--- Start of Supplied information ---

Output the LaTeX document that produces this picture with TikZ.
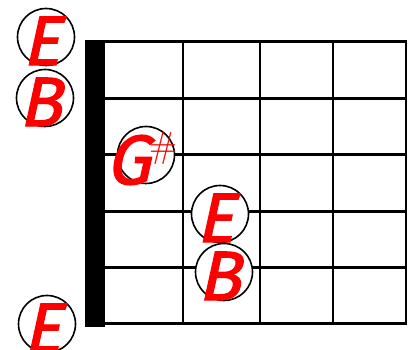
\documentclass[tikz,border=0pt]{standalone}
\usepackage{fontspec}
\newfontfamily\notefont[FakeSlant=0.22,FakeBold=1.8]{Fira Sans}
\begin{document}
\begin{tikzpicture}[x=1pt,y=-1pt,
  notecirc/.style={circle,draw,line width=1.6pt,fill=white,minimum size=57pt,inner sep=0pt},
  notetxt/.style={text=red,font=\notefont\fontsize{70}{70}\selectfont,inner sep=0pt}]
\useasboundingbox (0,0) rectangle (416,350);
% nut, strings and frets
\fill (85,40) rectangle (105,327);
\foreach \y in {42,98.4,154.8,211.2,267.6,324}
  \draw[line width=3pt] (104,\y) -- (407,\y);
\foreach \x in {183,260,333,406}
  \draw[line width=2.5pt] (\x,42) -- (\x,324);
% notes
\foreach \nm/\x/\y/\lbl in {e1/46/37/E,b1/45/98/B,e2/220/214/E,b2/224/272/B,e3/47/324/E}{
  \node[notecirc] (\nm) at (\x,\y) {};
  \node[notetxt] (\nm-txt) at ([xshift=-5pt,yshift=-4pt]\nm) {\lbl};
}
\node[notecirc] (gs) at (146,155) {};
\node[notetxt] (gs-txt) at ([xshift=-18pt,yshift=-5pt]gs) {G};
\node[text=red,font=\fontsize{36}{36}\selectfont,inner sep=0pt] (gs-sharp) at (163,149) {\#};
\end{tikzpicture}
\end{document}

--- End of Supplied information ---

→ **Problem description**
Reproduce the data word for word, excluding its pictures.

→ **The completed task**
Output the LaTeX document that produces this picture with TikZ.
\documentclass[tikz,border=0pt]{standalone}
\usepackage{fontspec}
\newfontfamily\notefont[FakeSlant=0.22,FakeBold=1.8]{Fira Sans}
\begin{document}
\begin{tikzpicture}[x=1pt,y=-1pt,
  notecirc/.style={circle,draw,line width=1.6pt,fill=white,minimum size=57pt,inner sep=0pt},
  notetxt/.style={text=red,font=\notefont\fontsize{70}{70}\selectfont,inner sep=0pt}]
\useasboundingbox (0,0) rectangle (416,350);
% nut, strings and frets
\fill (85,40) rectangle (105,327);
\foreach \y in {42,98.4,154.8,211.2,267.6,324}
  \draw[line width=3pt] (104,\y) -- (407,\y);
\foreach \x in {183,260,333,406}
  \draw[line width=2.5pt] (\x,42) -- (\x,324);
% notes
\foreach \nm/\x/\y/\lbl in {e1/46/37/E,b1/45/98/B,e2/220/214/E,b2/224/272/B,e3/47/324/E}{
  \node[notecirc] (\nm) at (\x,\y) {};
  \node[notetxt] (\nm-txt) at ([xshift=-5pt,yshift=-4pt]\nm) {\lbl};
}
\node[notecirc] (gs) at (146,155) {};
\node[notetxt] (gs-txt) at ([xshift=-18pt,yshift=-5pt]gs) {G};
\node[text=red,font=\fontsize{36}{36}\selectfont,inner sep=0pt] (gs-sharp) at (163,149) {\#};
\end{tikzpicture}
\end{document}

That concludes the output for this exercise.